Foto: Germán Sánchez Pardo |
Desconcierto, porque una
cumbre todavía más alta se eleva a lo lejos, es la sensación que acompañada de
la admiración, suele experimentar quien por primera vez conquista la cima de una montaña.
Mi primer ascenso lo realicé a la edad de doce años, en un
cerro que se levanta a 2.900 metros de
altura, en la vereda de Quindingua, municipio de Gachancipá. Desde allí la Sabana
de Bogotá, compuesta por un descomunal
mosaico con todos los tipos de verde, activa la emoción que despiertan las
cosas cuando son grandes pero también bellas.
Fue el primero de muchos viajes que desde la motivación del
ocio y el placer he emprendido a la montaña, un lugar que se puede visitar para
combatir el sedentarismo, liberar el enfado o inventar la alegría, mediante el reconfortante hallazgo de la inmensidad.
La montaña es un espacio poco frecuentado en
el que siempre corre el viento, no existe el confort, y es habitado por la bondad, el tiempo y la
incertidumbre. Puede recibir el nombre de monte, loma, cerro o nevado, y en todos los casos es el sitio del mundo más
cercano al cielo.
Las hazañas, la contemplación y la aventura forman parte de
los múltiples vínculos que el hombre ha establecido con ella. Su imponencia y majestuosidad han provocado
poemas, ideologías, fracasos, creencias,
traiciones y preceptos filosóficos. Su historia es la historia del planeta.

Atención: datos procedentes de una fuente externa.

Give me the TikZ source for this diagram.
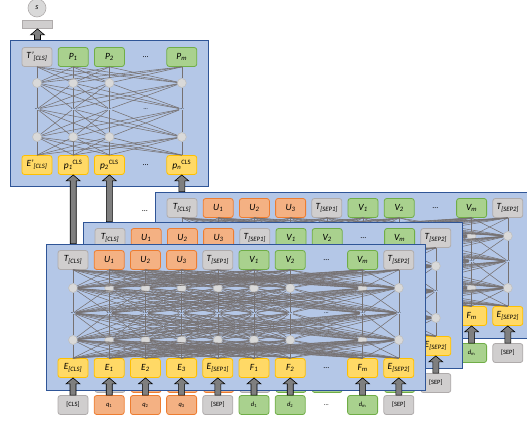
\documentclass[tikz,border=0pt]{standalone}
\usepackage{fontspec}
\setmainfont{Carlito}
\usepackage{xcolor}
\usetikzlibrary{positioning,calc}

\definecolor{panelfill}{HTML}{B4C7E7}
\definecolor{panelline}{HTML}{2F5597}
\definecolor{grayfill}{HTML}{D0CECE}
\definecolor{grayline}{HTML}{AFABAB}
\definecolor{orangefill}{HTML}{F4B183}
\definecolor{orangeline}{HTML}{ED7D31}
\definecolor{greenfill}{HTML}{A9D18E}
\definecolor{greenline}{HTML}{70AD47}
\definecolor{yellowfill}{HTML}{FFD966}
\definecolor{yellowline}{HTML}{FFC000}
\definecolor{unitfill}{HTML}{D9D9D9}
\definecolor{unitline}{HTML}{BFBFBF}
\definecolor{linkgray}{HTML}{767171}
\definecolor{arrowgray}{HTML}{7F7F7F}

% block arrow pointing up, from #1 to #2
\newcommand\blockup[2]{%
  \draw[blockarr] let \p1=(#1), \p2=(#2) in
    ({\x1-3pt},\y1) -- ({\x1-3pt},{\y2-6pt}) -- ({\x1-7pt},{\y2-6pt}) -- (\x1,\y2)
    -- ({\x1+7pt},{\y2-6pt}) -- ({\x1+3pt},{\y2-6pt}) -- ({\x1+3pt},\y1) -- cycle;}

% one encoder panel: #1 prefix, #2 shift
\newcommand\encpanel[2]{%
  \begin{scope}[shift={(#2)}]
    \node[panel, minimum width=379pt, minimum height=146pt] (#1-box) at (235.5,317) {};
    \foreach \lab/\sty [count=\i] in {T\textsubscript{[CLS]}/graytok, U\textsubscript{1}/orangetok,
        U\textsubscript{2}/orangetok, U\textsubscript{3}/orangetok, T\textsubscript{[SEP1]}/graytok,
        V\textsubscript{1}/greentok, V\textsubscript{2}/greentok, \ldots/dotstok,
        V\textsubscript{m}/greentok, T\textsubscript{[SEP2]}/graytok}
      \node[\sty] (#1-t-\i) at ({73+36.2*(\i-1)},260) {\lab};
    \foreach \lab/\sty [count=\i] in {E\textsubscript{[CLS]}/yellowtok, E\textsubscript{1}/yellowtok,
        E\textsubscript{2}/yellowtok, E\textsubscript{3}/yellowtok, E\textsubscript{[SEP1]}/yellowtok,
        F\textsubscript{1}/yellowtok, F\textsubscript{2}/yellowtok, \ldots/dotstok,
        F\textsubscript{m}/yellowtok, E\textsubscript{[SEP2]}/yellowtok}
      \node[\sty] (#1-e-\i) at ({73+36.2*(\i-1)},368) {\lab};
    \foreach \lab/\sty [count=\i] in {[CLS]/graytok, \textit{q}\textsubscript{1}/orangetok,
        \textit{q}\textsubscript{2}/orangetok, \textit{q}\textsubscript{3}/orangetok, [SEP]/graytok,
        \textit{d}\textsubscript{1}/greentok, \textit{d}\textsubscript{2}/greentok, \ldots/dotstok,
        \textit{d}\textsubscript{m}/greentok, [SEP]/graytok}
      \node[\sty, intok] (#1-in-\i) at ({73+36.2*(\i-1)},405) {\lab};
    \foreach \i in {1,...,7,9,10} {
      \node[unit] (#1-h1-\i) at ({73+36.2*(\i-1)},288) {};
      \node[unit] (#1-h2-\i) at ({73+36.2*(\i-1)},340) {};
    }
    \foreach \i in {1,...,10}
      \node[hdots] (#1-d-\i) at ({73+36.2*(\i-1)},313) {\ldots};
    \foreach \i in {1,...,7,9,10}
      \foreach \j in {1,...,7,9,10} {
        \draw[link] (#1-t-\i.south) -- (#1-h1-\j);
        \draw[link] (#1-h1-\i) -- (#1-d-\j);
        \draw[link] (#1-d-\i) -- (#1-h2-\j);
        \draw[link] (#1-h2-\i) -- (#1-e-\j.north);
      }
  \end{scope}
  \foreach \i in {1,...,7,9,10} \blockup{#1-in-\i.north}{#1-e-\i.south};
}

\begin{document}
\begin{tikzpicture}[x=1pt, y=-1pt,
    tok/.style={draw, rounded corners=2.5pt, line width=0.8pt, minimum width=30pt,
      minimum height=19pt, inner sep=0pt, font=\fontsize{9.5}{11}\selectfont\itshape},
    graytok/.style={tok, fill=grayfill, draw=grayline},
    orangetok/.style={tok, fill=orangefill, draw=orangeline},
    greentok/.style={tok, fill=greenfill, draw=greenline},
    yellowtok/.style={tok, fill=yellowfill, draw=yellowline},
    dotstok/.style={inner sep=0pt, font=\fontsize{8}{10}\selectfont},
    intok/.style={font=\fontsize{6.5}{7}\selectfont},
    unit/.style={circle, fill=unitfill, draw=unitline, line width=0.6pt, minimum size=9pt, inner sep=0pt},
    hdots/.style={inner sep=0.5pt, font=\fontsize{6}{6}\selectfont},
    link/.style={draw=linkgray, line width=0.55pt},
    panel/.style={fill=panelfill, draw=panelline, line width=0.7pt, inner sep=0pt},
    blockarr/.style={fill=arrowgray, draw=black, line width=0.6pt}]
  \useasboundingbox (0,0) rectangle (527,421);
  \clip (0,0) rectangle (527,421);

  % top model
  \node[unit, draw=grayline, minimum size=18pt, font=\fontsize{8}{9}\selectfont\itshape] (q-s) at (37,8) {s};
  \node[graytok, minimum height=8pt, rounded corners=0pt] (q-out) at (37.5,24.5) {};
  \node[panel, minimum width=198pt, minimum height=146pt] (q-box) at (109,113) {};
  \foreach \lab/\sty [count=\i] in {T’\textsubscript{[CLS]}/graytok, P\textsubscript{1}/greentok,
      P\textsubscript{2}/greentok, \ldots/dotstok, P\textsubscript{m}/greentok}
    \node[\sty] (q-t-\i) at ({37+36.2*(\i-1)},57) {\lab};
  \foreach \lab/\sty [count=\i] in {E’\textsubscript{[CLS]}/yellowtok,
      p\textsubscript{1}\textsuperscript{\upshape CLS}/yellowtok,
      p\textsubscript{2}\textsuperscript{\upshape CLS}/yellowtok, \ldots/dotstok,
      p\textsubscript{n}\textsuperscript{\upshape CLS}/yellowtok}
    \node[\sty] (q-e-\i) at ({37+36.2*(\i-1)},165) {\lab};
  \foreach \i in {1,2,3,5} {
    \node[unit] (q-h1-\i) at ({37+36.2*(\i-1)},83) {};
    \node[unit] (q-h2-\i) at ({37+36.2*(\i-1)},137) {};
  }
  \foreach \i in {1,...,5}
    \node[hdots] (q-d-\i) at ({37+36.2*(\i-1)},109) {\ldots};
  \foreach \i in {1,2,3,5}
    \foreach \j in {1,2,3,5} {
      \draw[link] (q-t-\i.south) -- (q-h1-\j);
      \draw[link] (q-h1-\i) -- (q-d-\j);
      \draw[link] (q-d-\i) -- (q-h2-\j);
      \draw[link] (q-h2-\i) -- (q-e-\j.north);
    }
  \blockup{q-box.north -| q-out}{q-out.south}

  % stacked encoders, back to front
  \encpanel{a}{109,-52}
  \blockup{a-box.north -| q-e-5}{q-e-5.south}
  \node[dotstok] (stackdots) at (145,211) {\ldots};
  \encpanel{b}{37,-22}
  \blockup{b-box.north -| q-e-3}{q-e-3.south}
  \encpanel{c}{0,0}
  \blockup{c-box.north -| q-e-2}{q-e-2.south}
\end{tikzpicture}
\end{document}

Las montañas colombianas que conozco, muchas de las cuales he
explorado en compañía de Julián, mi hijo, no me han cambiado la vida, no me han convertido
en un ser de luz, ni han sido fuente de
una revelación divina. Me han
proporcionado la felicidad de respirar la vida por primera vez. Al caminarlas, a veces con mucho esfuerzo, me
han sorprendido instantes magníficos, improbables en las ruidosas y drásticas ciudades que
habitamos. He sabido de los imperturbables
frailejones, productores de la
vida y la paciencia; de las propiedades
terapéuticas del silencio; de la sencillez del agua cuando brota de la tierra; de
la libertad y la soledad como experiencias sagradas e inseparables; de la
distancia, necesaria para poder ver las cosas; y también de la admirable lentitud, ese
ejercicio en el que la vida se desplaza sobre una dimensión diferente al
tiempo.
La montaña es una pedagogía que nos invita a entablar
relaciones con el mundo natural, desde el gesto del respeto y la compasión. Ejemplifica una realidad gobernada por la
bondad del equilibrio. Constituye un sistema vivo, que como muchos otros, resulta
útil para comprender la poderosa fuerza de los seres que también tienen derecho
a existir.
2 comentarios:
Germán, tu mirada y experiencia de la montaña son maravillosas. Así como tú, me gustan más las montañas que las playas. Solo que mi vivencia de la montaña no ha sido tan intensa como la tuya, gracias por compartirla.
Sólo en las montañas me he acercado considerablemente a la gratitud y a la bondad, y me alejado de una manera importante de los hombres.
Monita, gracias por leer, gracias por escribir, no hace falta nada más.